Burning Wagon Productions

Burning Wagon Productions’s goal is to dismantle, disrupt, and deconstruct—mercilessly—colonial history as it has been taught, rooted, and impressed upon us, and to reconstruct underrepresented histories through forms of new media and storytelling.

Founded in 2005 by artist-scholar John Jota Leaños and interdisciplinary Indigenous artist Sean Levon Nash, Burning Wagon began as both a political provocation and a creative infrastructure—a decolonial media collective designed to unsettle dominant narratives and amplify stories too often erased or distorted. Drawing together a shifting constellation of animators, musicians, composers, educators, and technologists of color, Burning Wagon operates across terrains of digital aesthetics, historical memory, and community-informed resilience.

The collective specializes in animated documentary, installation, experimental pedagogy, and transmedia storytelling rooted in Indigenous, Latinx, Black, and diasporic worldviews. From animation to opera, museum installation to street intervention, Burning Wagon blurs the lines between satire and ceremony, critique and care.

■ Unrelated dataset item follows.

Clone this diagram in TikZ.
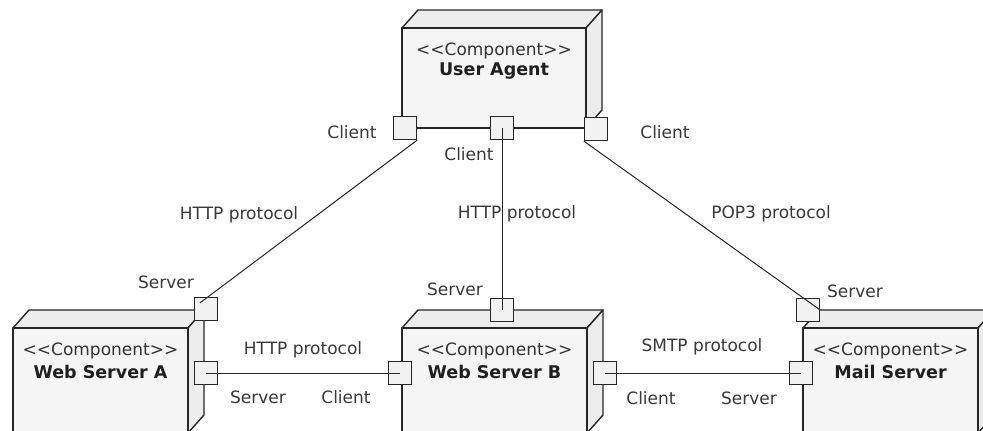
\documentclass[tikz,border=0pt]{standalone}
\usepackage{fontspec}
\newfontfamily\umlfont{DejaVu Sans}
\usetikzlibrary{calc}
\newcommand{\umltext}{\umlfont\fontsize{17}{20}\selectfont}
\newcommand{\umlbold}{\umlfont\bfseries\fontsize{17.5}{20}\selectfont}
\tikzset{
	face/.style={draw=black!85,line width=1.4pt,fill=gray!8,line join=round},
	port/.style={shape=rectangle,draw=black!85,line width=1.3pt,fill=gray!10,minimum size=23pt,inner sep=0pt},
	wire/.style={draw=black!85,line width=1pt},
	lbl/.style={font=\umltext,text=black!78,inner sep=0pt},
	cmptxt/.style={font=\umltext,text=black!80,inner sep=0pt}
}
\newcommand{\drawcomponent}[5]{
	\draw[face,fill=gray!14] #1 -- ++(16,-18) -- ++(#3,0) -- ++(-16,18) -- cycle;
	\draw[face,fill=gray!14] #1 ++(#3,0) -- ++(16,-18) -- ++(0,#4) -- ++(-16,18) -- cycle;
	\draw[face] #1 rectangle ++(#3,#4);
	\draw #1 ++(#3/2,22.5) node (#2-st) [cmptxt] {<<Component>>} ++(0,21) node (#2-nm) [cmptxt,font=\umlbold,text=black!88] {#5};
}
\begin{document}
\begin{tikzpicture}[x=1pt,y=-1pt]
\useasboundingbox (0,0) rectangle (983,431);
\drawcomponent{(402,28)}{ua}{184}{100}{User Agent}
\drawcomponent{(13,328)}{wsa}{175}{105}{Web Server A}
\drawcomponent{(402,328)}{wsb}{185}{105}{Web Server B}
\drawcomponent{(803,328)}{mail}{175}{105}{Mail Server}
% ports
\draw (405,128) node (uaL) [port] {};
\draw (502,128) node (uaM) [port] {};
\draw (596,129) node (uaR) [port] {};
\draw (206,309) node (aT) [port] {};
\draw (206,373) node (aR) [port] {};
\draw (502,310) node (bT) [port] {};
\draw (400,373) node (bL) [port] {};
\draw (605,373) node (bR) [port] {};
\draw (808,310) node (mT) [port] {};
\draw (801,373) node (mL) [port] {};
% connectors
\draw[wire] (uaL.south east) -- ($(aT.north west)!0.5!(aT.center)$);
\draw[wire] (uaM.center) -- (bT.center);
\draw[wire] (uaR.south west) -- (mT.east);
\draw[wire] (aR.center) -- (bL.center);
\draw[wire] (bR.center) -- (mL.center);
% port and protocol labels
\foreach \x/\y/\t [count=\i] in {352/132/Client, 469/154/Client, 665/132/Client,
	239/215/HTTP protocol, 517/214/HTTP protocol, 771/214/POP3 protocol,
	166/282/Server, 455/289/Server, 855/291/Server,
	303/350/HTTP protocol, 258/397/Server, 346/397/Client,
	702/347/SMTP protocol, 651/398/Client, 749/398/Server}
	\draw (\x,\y) node (lbl\i) [lbl] {\t};
\end{tikzpicture}
\end{document}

Past works include Los ABCs ¡Qué Vivan los Muertos! (Sundance 2006), the Xicanx opera Imperial Silence, and projects featured in the Whitney Biennial and cultural institutions across the Americas. Burning Wagon’s work spans decolonial media, education, live performance, radio, and broadcast—wherever stories need to be told with truth, teeth, and tenderness.

Whether scripting a cartoon or animating ancestral memory, Burning Wagon insists on a media practice that is accountable, irreverent, and necessary—not a brand, but a living practice shaped by struggle, humor, and collective vision.